What you need to do —
Leaving out the pictures, retype the lines from the beginning of the listing through the line containing "(0,0) rectangle (857,500);".

Dataset content —

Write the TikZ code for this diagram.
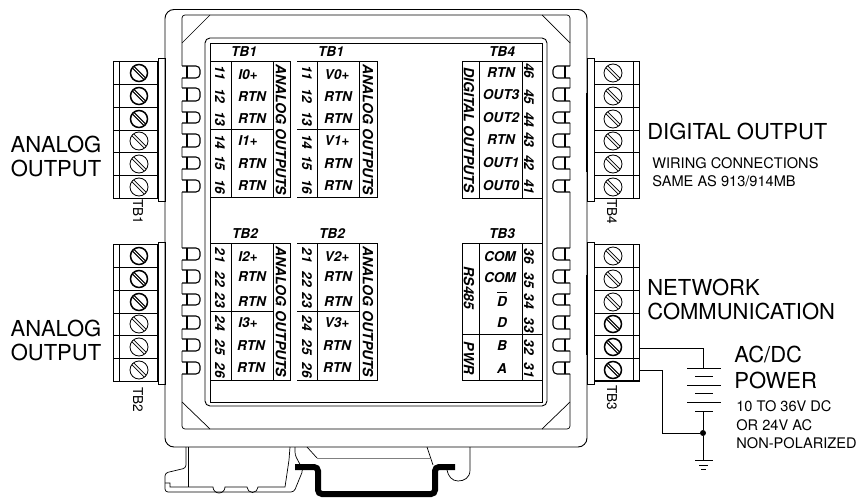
\documentclass[tikz,border=0pt]{standalone}
\usepackage{fontspec}
\setmainfont{TeX Gyre Heros}

\tikzset{
  bigtext/.style={inner sep=0pt,align=left,font=\fontsize{22}{24}\selectfont},
  smalltext/.style={inner sep=0pt,align=left,anchor=west,font=\fontsize{14.6}{18.6}\selectfont},
  sidetext/.style={inner sep=0pt,rotate=-90,font=\fontsize{13.6}{15}\selectfont},
  celltext/.style={inner sep=0pt,font=\fontsize{13.6}{15}\selectfont\bfseries\itshape},
  numtext/.style={inner sep=0pt,rotate=-90,font=\fontsize{13.6}{15}\selectfont\bfseries\itshape},
  headtext/.style={inner sep=0pt,rotate=-90,font=\fontsize{14}{16}\selectfont\bfseries\itshape},
  screwthin/.style={circle,draw,line width=0.8pt,inner sep=0pt,minimum size=18pt,
    path picture={\draw[line width=0.8pt,double,double distance=1.6pt]
      (path picture bounding box.north west) -- (path picture bounding box.south east);}},
  screwthick/.style={circle,draw,line width=1.5pt,inner sep=0pt,minimum size=17pt,
    path picture={\draw[line width=1.1pt,double,double distance=1pt]
      (path picture bounding box.north west) -- (path picture bounding box.south east);}},
  fingerl/.style={line width=1.1pt,rounded corners=4pt},
  cellline/.style={line width=0.8pt},
  railline/.style={line width=6pt,rounded corners=4pt}
}

\begin{document}
\begin{tikzpicture}[x=1pt,y=-1pt,line width=0.7pt]

  \useasboundingbox (0,0) rectangle (857,500);

  \draw[line width=0.9pt,rounded corners=9pt] (165,9.5) rectangle (587,447);
  \draw[rounded corners=3pt] (182,15) rectangle (570,429);
  \draw[line width=0.9pt,rounded corners=5pt] (205,38) rectangle (547,406);
  \draw[line width=0.9pt] (210,43) rectangle (542,402);
  \draw (182,43) -- (210,15);
  \draw (542,15) -- (570,43);
  \draw (182,402) -- (210,429);
  \draw (570,402) -- (542,429);
  \draw[line width=1.6pt] (587,93) -- (587,172);
  \draw[line width=1.6pt] (587,275) -- (587,355);

  \foreach \y in {0,182} {
    \foreach \t/\b in {66/78,88/101,112/123,134/147,157/169,180/192} {
      \fill[white] (180,\t+\y) rectangle (185,\b+\y);
      \draw[fingerl] (182,\t+\y) -- (200,\t+\y) -- (200,\b+\y) -- (182,\b+\y);
      \draw[line width=1.1pt] (187,\t+\y) -- (187,\b+\y);
      \fill[white] (567,\t+\y) rectangle (572,\b+\y);
      \draw[fingerl] (570,\t+\y) -- (553,\t+\y) -- (553,\b+\y) -- (570,\b+\y);
      \draw[line width=1.1pt] (565,\t+\y) -- (565,\b+\y);
    }
  }

  \draw[line width=0.9pt] (113,61) rectangle (157,198);
  \draw (119,61) -- (119,198);
  \draw (158,58) rectangle (165,201);
  \draw[line width=0.9pt] (113,244) rectangle (157,381);
  \draw (119,244) -- (119,381);
  \draw (158,242) rectangle (165,384);
  \draw[line width=0.9pt] (594,61) rectangle (639,198);
  \draw[line width=0.9pt] (633,61) -- (633,198);
  \draw (587,58) rectangle (594,201);
  \draw[line width=0.9pt] (594,244) rectangle (639,381);
  \draw (633,244) -- (633,381);
  \draw (587,242) rectangle (594,384);
  \draw[line width=1.4pt] (594,381) -- (639,381);

  \foreach \y in {84,107,130,152,175} {
    \draw (113,\y) -- (157,\y);
    \draw (113,\y+183) -- (157,\y+183);
    \draw (594,\y) -- (639,\y);
    \draw (594,\y+183) -- (639,\y+183);
  }

  \foreach \n/\y in {1/73,2/96,3/119} {
    \node[screwthick] (scra\n) at (139,\y) {};
    \node[screwthick] (scrb\n) at (139,\y+183) {};
    \node[screwthin] (scrd\n) at (613,\y) {};
    \node[screwthin] (scrc\n) at (613,\y+183) {};
  }
  \foreach \n/\y in {4/141,5/164,6/187} {
    \node[screwthin] (scra\n) at (139,\y) {};
    \node[screwthin] (scrb\n) at (139,\y+183) {};
    \node[screwthin] (scrd\n) at (613,\y) {};
    \node[screwthick] (scrc\n) at (613,\y+183) {};
  }

  \draw[cellline] (210,61) rectangle (290,197);
  \draw[cellline] (231,61) -- (231,197);
  \draw[cellline] (273,61) -- (273,197);
  \draw[cellline] (210,129) -- (273,129);
  \draw[cellline] (297,61) -- (377,61) -- (377,197) -- (297,197);
  \draw[cellline] (317,61) -- (317,197);
  \draw[cellline] (359,61) -- (359,197);
  \draw[cellline] (297,129) -- (359,129);
  \draw[cellline] (210,243) rectangle (290,380);
  \draw[cellline] (231,243) -- (231,380);
  \draw[cellline] (273,243) -- (273,380);
  \draw[cellline] (210,311) -- (273,311);
  \draw[cellline] (297,243) -- (377,243) -- (377,380) -- (297,380);
  \draw[cellline] (317,243) -- (317,380);
  \draw[cellline] (359,243) -- (359,380);
  \draw[cellline] (297,311) -- (359,311);
  \draw[cellline] (462,61) rectangle (542,198);
  \draw[cellline] (479,61) -- (479,198);
  \draw[cellline] (522,61) -- (522,198);
  \draw[cellline] (462,243) rectangle (542,380);
  \draw[cellline] (479,243) -- (479,380);
  \draw[cellline] (522,243) -- (522,380);
  \draw[cellline] (462,334) -- (542,334);

  \node[celltext] (heada) at (244,52) {TB1};
  \node[celltext] (headb) at (331,52) {TB1};
  \node[celltext] (headc) at (245,234) {TB2};
  \node[celltext] (headd) at (332,234) {TB2};
  \node[celltext] (heade) at (502,52) {TB4};
  \node[celltext] (headf) at (502,234) {TB3};

  \foreach \n/\y in {11/73,12/96,13/119,14/142,15/163,16/187} {
    \node[numtext] (numa\n) at (220,\y) {\n};
    \node[numtext] (numb\n) at (307,\y) {\n};
  }
  \foreach \n/\y in {21/255,22/279,23/300,24/323,25/347,26/370} {
    \node[numtext] (numa\n) at (220,\y) {\n};
    \node[numtext] (numb\n) at (307,\y) {\n};
  }
  \foreach \n/\y in {46/71,45/97,44/120,43/140,42/163,41/187,36/256,35/280,34/301,33/325,32/347,31/370} {
    \node[numtext] (numc\n) at (529,\y) {\n};
  }

  \foreach \n/\t/\x/\y in {a/I0+/248/75,b/RTN/252/97,c/RTN/252/119,d/I1+/248/141,e/RTN/252/164,f/RTN/252/186,
    g/V0+/337/75,h/RTN/338/97,i/RTN/338/119,j/V1+/337/141,k/RTN/338/164,l/RTN/338/186,
    m/I2+/248/257,n/RTN/252/277,o/RTN/252/302,p/I3+/248/323,q/RTN/251/346,r/RTN/251/368,
    s/V2+/337/257,t/RTN/338/277,u/RTN/338/302,v/V3+/337/323,w/RTN/337/346,x/RTN/337/368} {
    \node[celltext] (lab\n) at (\x,\y) {\t};
  }
  \foreach \n/\t/\y in {a/RTN/73,b/OUT3/95,c/OUT2/118,d/RTN/140,e/OUT1/163,f/OUT0/186} {
    \node[celltext] (outp\n) at (501,\y) {\t};
  }
  \node[celltext] (comb) at (500,257) {COM};
  \node[celltext] (coma) at (500,278) {COM};
  \node[celltext] (dbar) at (502,302) {D};
  \draw (497,292.5) -- (507,292.5);
  \node[celltext] (dpos) at (502,323) {D};
  \node[celltext] (pwrb) at (502,346) {B};
  \node[celltext] (pwra) at (502,369) {A};

  \node[headtext] (anaa) at (281,130) {ANALOG OUTPUTS};
  \node[headtext] (anab) at (368,130) {ANALOG OUTPUTS};
  \node[headtext] (anac) at (281,312) {ANALOG OUTPUTS};
  \node[headtext] (anad) at (368,312) {ANALOG OUTPUTS};
  \node[headtext] (digout) at (469,130) {DIGITAL OUTPUTS};
  \node[headtext] (rsport) at (469,288) {RS485};
  \node[headtext] (pwrport) at (469,358) {PWR};

  \node[sidetext] (tbone) at (138,212) {TB1};
  \node[sidetext] (tbtwo) at (138,400) {TB2};
  \node[sidetext] (tbfour) at (612,212) {TB4};
  \node[sidetext] (tbthree) at (612,398) {TB3};

  \node[bigtext,align=center] (anaoa) at (56,156) {ANALOG\\OUTPUT};
  \node[bigtext,align=center] (anaob) at (56,340) {ANALOG\\OUTPUT};
  \node[bigtext,anchor=west] (digo) at (647,131) {DIGITAL OUTPUT};
  \node[smalltext] (wiring) at (652,172) {WIRING CONNECTIONS\\SAME AS 913/914MB};
  \node[bigtext,anchor=west] (netw) at (647,299) {NETWORK\\COMMUNICATION};
  \node[bigtext,anchor=west] (acdc) at (734,367) {AC/DC\\[2pt]POWER};
  \node[smalltext] (range) at (736,425) {10 TO 36V DC\\OR 24V AC\\NON-POLARIZED};

  \coordinate (tplus) at (639,348);
  \coordinate (tminus) at (639,370);
  \coordinate (batt) at (703,368);
  \coordinate (cella) at (703,411);
  \coordinate (gnd) at (703,460);
  \coordinate (bend) at (662,433);
  \node[circle,fill=black,inner sep=0pt,minimum size=6pt] (junc) at (703,433) {};

  \draw (tplus) -| (batt);
  \draw (tminus) -| (bend) -- (junc);
  \draw (cella) -- (junc) -- (gnd);

  \draw (687,368) -- (721,368);
  \draw (695,376) -- (713,376);
  \draw (687,385) -- (721,385);
  \draw (695,393) -- (713,393);
  \draw (687,402) -- (721,402);
  \draw (695,411) -- (713,411);
  \draw (695,460) -- (713,460);
  \draw (699,465) -- (708,465);
  \draw (701,469) -- (706,469);

  \draw[rounded corners=3pt] (186,447) -- (186,468) -- (165,473) -- (165,492) -- (294,492)
    -- (303,470) -- (295,455) -- (295,447);
  \draw (188,447) -- (188,487);
  \draw (165,483) -- (170,483) -- (170,487) -- (213,487) arc (180:0:6) -- (247,487) arc (180:0:5.5)
    -- (285,487) -- (289,460) -- (290,447);
  \draw (307,447) -- (317,458);
  \draw[gray,line width=1pt] (317,458) -- (430,458);
  \draw (427,447) -- (433,465);
  \draw (470,447) -- (470,470) .. controls (470,478) and (464,481) .. (458,481)
    .. controls (452,481) and (448,476) .. (447,470);
  \draw[railline] (295,467) -- (318,467) -- (318,494) -- (435,494) -- (435,467) -- (455,467);

\end{tikzpicture}
\end{document}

Exercise answer —
Write the TikZ code for this diagram.
\documentclass[tikz,border=0pt]{standalone}
\usepackage{fontspec}
\setmainfont{TeX Gyre Heros}

\tikzset{
  bigtext/.style={inner sep=0pt,align=left,font=\fontsize{22}{24}\selectfont},
  smalltext/.style={inner sep=0pt,align=left,anchor=west,font=\fontsize{14.6}{18.6}\selectfont},
  sidetext/.style={inner sep=0pt,rotate=-90,font=\fontsize{13.6}{15}\selectfont},
  celltext/.style={inner sep=0pt,font=\fontsize{13.6}{15}\selectfont\bfseries\itshape},
  numtext/.style={inner sep=0pt,rotate=-90,font=\fontsize{13.6}{15}\selectfont\bfseries\itshape},
  headtext/.style={inner sep=0pt,rotate=-90,font=\fontsize{14}{16}\selectfont\bfseries\itshape},
  screwthin/.style={circle,draw,line width=0.8pt,inner sep=0pt,minimum size=18pt,
    path picture={\draw[line width=0.8pt,double,double distance=1.6pt]
      (path picture bounding box.north west) -- (path picture bounding box.south east);}},
  screwthick/.style={circle,draw,line width=1.5pt,inner sep=0pt,minimum size=17pt,
    path picture={\draw[line width=1.1pt,double,double distance=1pt]
      (path picture bounding box.north west) -- (path picture bounding box.south east);}},
  fingerl/.style={line width=1.1pt,rounded corners=4pt},
  cellline/.style={line width=0.8pt},
  railline/.style={line width=6pt,rounded corners=4pt}
}

\begin{document}
\begin{tikzpicture}[x=1pt,y=-1pt,line width=0.7pt]

  \useasboundingbox (0,0) rectangle (857,500);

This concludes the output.